Em cartaz desde o último dia 7, o filme que já passou - e ainda passará - por vários festivais na Europa e na América do Norte, chega ao Brasil  60 anos depois do golpe militar de 1964. O cenário de fundo é a brutalidade e o arbítrio do regime cívico-militar que afundou o país numa das épocas mais obscuras de sua história, mas, em primeiro plano, temos a rotina da família Paiva. Baseado no livro homônimo de Marcelo Rubens Paiva (filho de Rubens), a película apresenta como o dia a dia tranquilo e feliz da família do ex-deputado Rubens Paiva (Selton Mello), casado com Eunice Paiva, é abruptamente castrado pelo regime.

Diante do vazio deixado pelo marido, Eunice corporifica uma fortaleza inabalável para resguardar a incolumidade física e psíquica de seus cinco filhos. Contendo-se para não se afogar em um vale de lágrimas, justificado pela espera incessante de respostas quanto ao paradeiro de Rubens, a mulher se reinventa, assume o poder familiar e protagoniza uma das mais nobres histórias de vida, mesmo diante das agruras dos anos de chumbo.

Fernanda Torres em cena de 'Ainda Estou Aqui'
Fernanda Torres em cena de 'Ainda Estou Aqui'. Crédito: Divulgação

Inconformada com o apagamento da memória familiar e obstinada em dignificar a vida de Rubens, Eunice faz questão de documentar toda a história de seu marido até o seu desaparecimento e, assim, através disso, consegue documentar também a história de todo um povo dilacerado, que chorou e sonhou com “a volta do irmão do Henfil e de tanta gente que partiu”.

Walter Salles, diretor deste e de outros clássicos do cinema nacional, consegue imprimir um ritmo nervoso e angustiante à história, faz os malfeitores da ditadura entrarem pelas portas do cinema como se ali estivéssemos na mesa de jantar da família Paiva. Salles orquestra uma cadência impressionante de não-dizeres e leva o público a respirar pelos poros da protagonista.

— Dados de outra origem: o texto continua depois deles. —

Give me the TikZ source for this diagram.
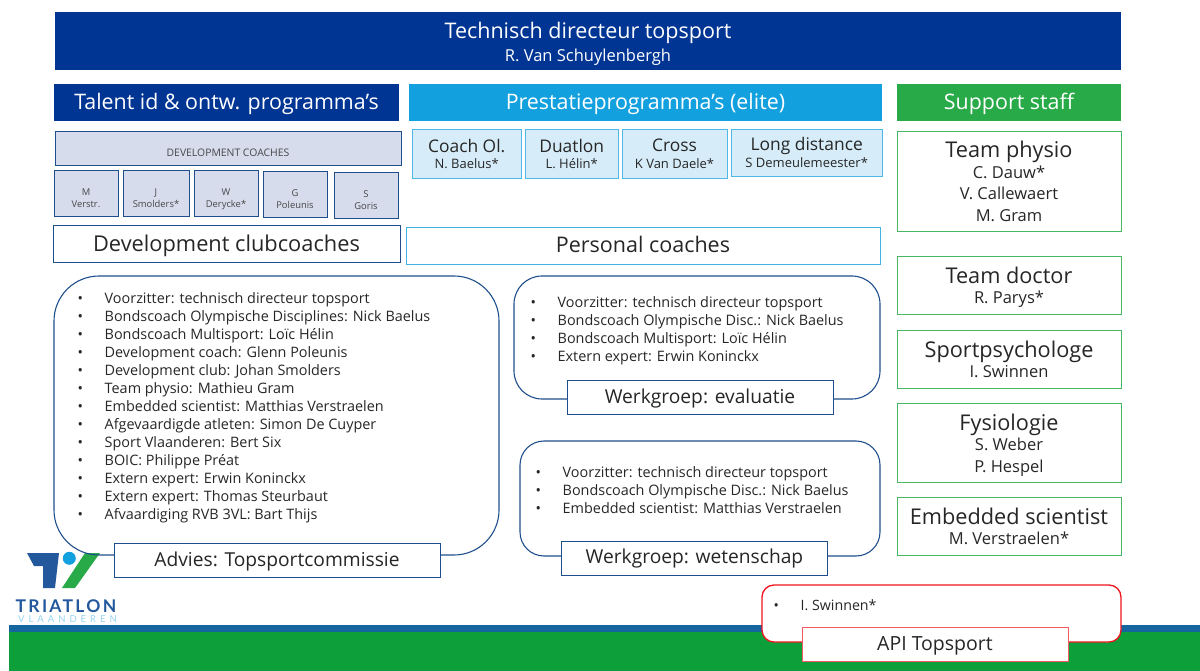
\documentclass[tikz,border=0pt]{standalone}
\usepackage{fontspec}
\setmainfont{Open Sans}
\newfontfamily\logofont[LetterSpace=13]{Lato}
\newfontfamily\logothin[LetterSpace=42]{Lato}
\definecolor{navy}{HTML}{003594}
\definecolor{skyb}{HTML}{13A0DE}
\definecolor{grn}{HTML}{27AA47}
\definecolor{bandb}{HTML}{15659F}
\definecolor{bandg}{HTML}{0DA03A}
\definecolor{lineb}{HTML}{1F4E8C}
\definecolor{devfill}{HTML}{D6DCEC}
\definecolor{skyfill}{HTML}{D6EDF9}
\definecolor{darkt}{HTML}{262626}
\definecolor{logob}{HTML}{24589C}
\definecolor{redl}{HTML}{F0141E}
\newcommand{\fs}[1]{\fontsize{#1}{#1}\selectfont}
\newcommand{\itm}{\makebox[25.5pt][l]{\hspace{-1.5pt}\textbullet}}
% one line of fixed height and depth: height, depth, text
\newcommand{\vln}[3]{\rule[-#2pt]{0pt}{\dimexpr#1pt+#2pt\relax}\smash{#3}}
\newcommand{\stitle}[1]{\fs{21.7}\vln{22}{4}{#1}}
\newcommand{\sname}[1]{\fs{16.5}\vln{15.5}{5}{#1}}
\newcommand{\etitle}[1]{\fs{17.4}\vln{17}{3}{#1}}
\newcommand{\ename}[1]{\fs{13}\vln{12.5}{4}{#1}}
\newcommand{\dtwo}[2]{\vln{19.5}{2}{#1}\\\vln{8.5}{2}{#2}}
\tikzset{
	head/.style={draw=none,text=white,inner sep=0pt,font=\fs{21.4}},
	devbox/.style={draw=lineb,fill=devfill,line width=0.9pt,inner sep=0pt,align=center,text=darkt!85,font=\fs{9.4}},
	eltbox/.style={draw=skyb!75,fill=skyfill,line width=0.9pt,inner sep=0pt,align=center,text=darkt},
	stfbox/.style={draw=grn!85,line width=0.9pt,inner sep=0pt,align=center,text=darkt},
	wgbox/.style={draw=lineb,line width=1pt,fill=white,inner sep=0pt,text=darkt,font=\fs{19.2}},
	listtext/.style={anchor=north west,inner sep=0pt,align=left,text=darkt,font=\fontsize{14.4}{18}\selectfont},
}
\begin{document}
\begin{tikzpicture}[x=1pt,y=-1pt]
	\useasboundingbox (0,0) rectangle (1200,671);
	% bands
	\fill[bandb] (9,625) rectangle (1200,632);
	\fill[bandg] (9,632) rectangle (1200,671);
	% logo
	\fill[logob] (27,553) -- (59,553) -- (55,588) -- (43,588) -- (43,566) -- (34,566) -- cycle;
	\fill[skyb] (69.3,558.3) circle (6.5);
	\fill[grn] (85,553) -- (100,553) -- (75,588) -- (62,588) -- cycle;
	\node[inner sep=0pt,text=logob,font=\logofont\bfseries\fs{17.5}] (logo1) at (66,606){TRIATLON};
	\node[inner sep=0pt,text=skyb!45,font=\logothin\fs{9.5}] (logo2) at (67.5,619.5){VLAANDEREN};
	% top row
	\node[head,fill=navy,minimum width=1066pt,minimum height=58pt,align=center] (top) at (588,41){\fs{21.5}\vln{22}{6}{Technisch directeur topsport}\\\fs{16.5}\vln{16}{4}{R. Van Schuylenbergh}};
	\node[head,fill=navy,minimum width=345pt,minimum height=37pt] (talent) at (226.5,102.5){\vln{15.5}{2}{Talent id \& ontw. programma's}};
	\node[head,fill=skyb,minimum width=473pt,minimum height=37pt] (prest) at (645.5,102.5){\vln{15.5}{2}{Prestatieprogramma's (elite)}};
	\node[head,fill=grn,minimum width=224pt,minimum height=37pt] (support) at (1009,102.5){\vln{15.5}{2}{Support staff}};
	% development
	\node[devbox,minimum width=346pt,minimum height=34pt,font=\fs{10.4}] (dev) at (228,148){\vln{20}{2}{DEVELOPMENT COACHES}};
	\node[devbox,minimum width=64pt,minimum height=46pt] (d1) at (86,193){\dtwo{M}{Verstr.}};
	\node[devbox,minimum width=66pt,minimum height=46pt] (d2) at (156,193){\dtwo{J}{Smolders*}};
	\node[devbox,minimum width=64pt,minimum height=46pt] (d3) at (226,193){\dtwo{W}{Derycke*}};
	\node[devbox,minimum width=64pt,minimum height=46pt] (d4) at (295,194){\dtwo{G}{Poleunis}};
	\node[devbox,minimum width=64pt,minimum height=46pt] (d5) at (366,195){\dtwo{S}{Goris}};
	\node[draw=lineb,line width=1pt,inner sep=0pt,text=darkt,minimum width=347pt,minimum height=37pt,font=\fs{21.8}] (club) at (226.5,244.5){\vln{15.4}{2}{Development clubcoaches}};
	% elite
	\node[eltbox,minimum width=109.5pt,minimum height=49pt] (e1) at (466.7,154){\etitle{Coach Ol.}\\\ename{N. Baelus*}};
	\node[eltbox,minimum width=92.5pt,minimum height=49pt] (e2) at (571.7,154){\etitle{Duatlon}\\\ename{L. Hélin*}};
	\node[eltbox,minimum width=105pt,minimum height=49pt] (e3) at (674.5,153.5){\etitle{Cross}\\\ename{K Van Daele*}};
	\node[eltbox,minimum width=150.5pt,minimum height=47pt] (e4) at (806.7,152.5){\etitle{Long distance}\\\ename{S Demeulemeester*}};
	\node[draw=skyb!80,line width=0.9pt,inner sep=0pt,text=darkt,minimum width=474pt,minimum height=37pt,font=\fs{21.5}] (pers) at (643,245.5){\vln{15.6}{2}{Personal coaches}};
	% support
	\node[stfbox,minimum width=224pt,minimum height=100pt] (s1) at (1009,181){\stitle{Team physio}\\\sname{C. Dauw*}\\\sname{V. Callewaert}\\\sname{M. Gram}};
	\node[stfbox,minimum width=224pt,minimum height=58pt] (s2) at (1009,285){\stitle{Team doctor}\\\sname{R. Parys*}};
	\node[stfbox,minimum width=224pt,minimum height=58pt] (s3) at (1009,359){\stitle{Sportpsychologe}\\\sname{I. Swinnen}};
	\node[stfbox,minimum width=224pt,minimum height=79pt] (s4) at (1009,442.5){\stitle{Fysiologie}\\\sname{S. Weber}\\\sname{P. Hespel}};
	\node[stfbox,minimum width=224pt,minimum height=58pt] (s5) at (1009,526){\stitle{Embedded scientist}\\\sname{M. Verstraelen*}};
	% groups
	\node[draw=lineb,line width=1.1pt,rounded corners=45pt,minimum width=445pt,minimum height=279pt] (adv) at (276.5,415.5){};
	\node[listtext] (advlist) at (79,292){%
		\itm Voorzitter: technisch directeur topsport\\
		\itm Bondscoach Olympische Disciplines: Nick Baelus\\
		\itm Bondscoach Multisport: Loïc Hélin\\
		\itm Development coach: Glenn Poleunis\\
		\itm Development club: Johan Smolders\\
		\itm Team physio: Mathieu Gram\\
		\itm Embedded scientist: Matthias Verstraelen\\
		\itm Afgevaardigde atleten: Simon De Cuyper\\
		\itm Sport Vlaanderen: Bert Six\\
		\itm BOIC: Philippe Préat\\
		\itm Extern expert: Erwin Koninckx\\
		\itm Extern expert: Thomas Steurbaut\\
		\itm Afvaardiging RVB 3VL: Bart Thijs};
	\node[wgbox,minimum width=326pt,minimum height=34pt] (advlab) at (277,560){\vln{14}{2}{Advies: Topsportcommissie}};
	\node[draw=lineb,line width=1.1pt,rounded corners=28pt,minimum width=366pt,minimum height=123pt] (eva) at (697,337.5){};
	\node[listtext] (evalist) at (532,296){%
		\itm Voorzitter: technisch directeur topsport\\
		\itm Bondscoach Olympische Disc.: Nick Baelus\\
		\itm Bondscoach Multisport: Loïc Hélin\\
		\itm Extern expert: Erwin Koninckx};
	\node[wgbox,minimum width=266pt,minimum height=34pt] (evalab) at (700,397){\vln{14.6}{2}{Werkgroep: evaluatie}};
	\node[draw=lineb,line width=1.1pt,rounded corners=24pt,minimum width=360pt,minimum height=115pt] (wet) at (700,498.5){};
	\node[listtext] (wetlist) at (537,466){%
		\itm Voorzitter: technisch directeur topsport\\
		\itm Bondscoach Olympische Disc.: Nick Baelus\\
		\itm Embedded scientist: Matthias Verstraelen};
	\node[wgbox,minimum width=265.5pt,minimum height=34pt] (wetlab) at (694.5,558){\vln{13.2}{2}{Werkgroep: wetenschap}};
	\node[draw=redl,line width=1.3pt,fill=white,rounded corners=12pt,minimum width=359pt,minimum height=57pt] (api) at (941.5,613.5){};
	\node[listtext,font=\fs{14.2}] (apilist) at (775,599.5){\itm I. Swinnen*};
	\node[draw=redl!70,line width=1pt,fill=white,inner sep=0pt,text=darkt,minimum width=266pt,minimum height=34pt,font=\fs{19.5}] (apilab) at (935,644){\vln{14}{2}{API Topsport}};
\end{tikzpicture}
\end{document}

No filme, somos nós a expelir em catarse represada as lágrimas de angústia, medo e saudade de Eunice, a preencher os seus silêncios e lacunas, a percorrer a via crucis da história de sua família e a penetrar na história anistiada do Brasil.

Sem dúvida alguma, é um filme que deveria abarrotar as salas de cinema de um país que, lamentavelmente, vive sob a égide da anistia dada aos golpistas de ontem e que, por isso mesmo, ainda cogita voltar a concedê-la aos golpistas de amanhã. Um país que derrubou a única presidente que, sendo igualmente vítima da máquina de tortura do Estado, teve a coragem de trazer a Verdade à tona em Comissão.

Eunice Paiva, uma mulher muito real, e que Torres faz roçar a realidade de novo nas telonas, é a imagem contida, mas muito resistente de um Brasil possível, esperançoso e sedento por reparação. Sendo ou não um filme digno de conquistar um Oscar, certamente é uma obra-prima do nosso cinema, que se não é capaz de reparar totalmente o passado, ao menos nos dignifica um pouco a todos nós.

Em tempos de escalada de nacionalismos autoritários torpes por todo o mundo, assistir a “Ainda estou aqui” é um ato eminentemente político — de consciência e resistência!

Este texto não traduz, necessariamente, a opinião de A Gazeta.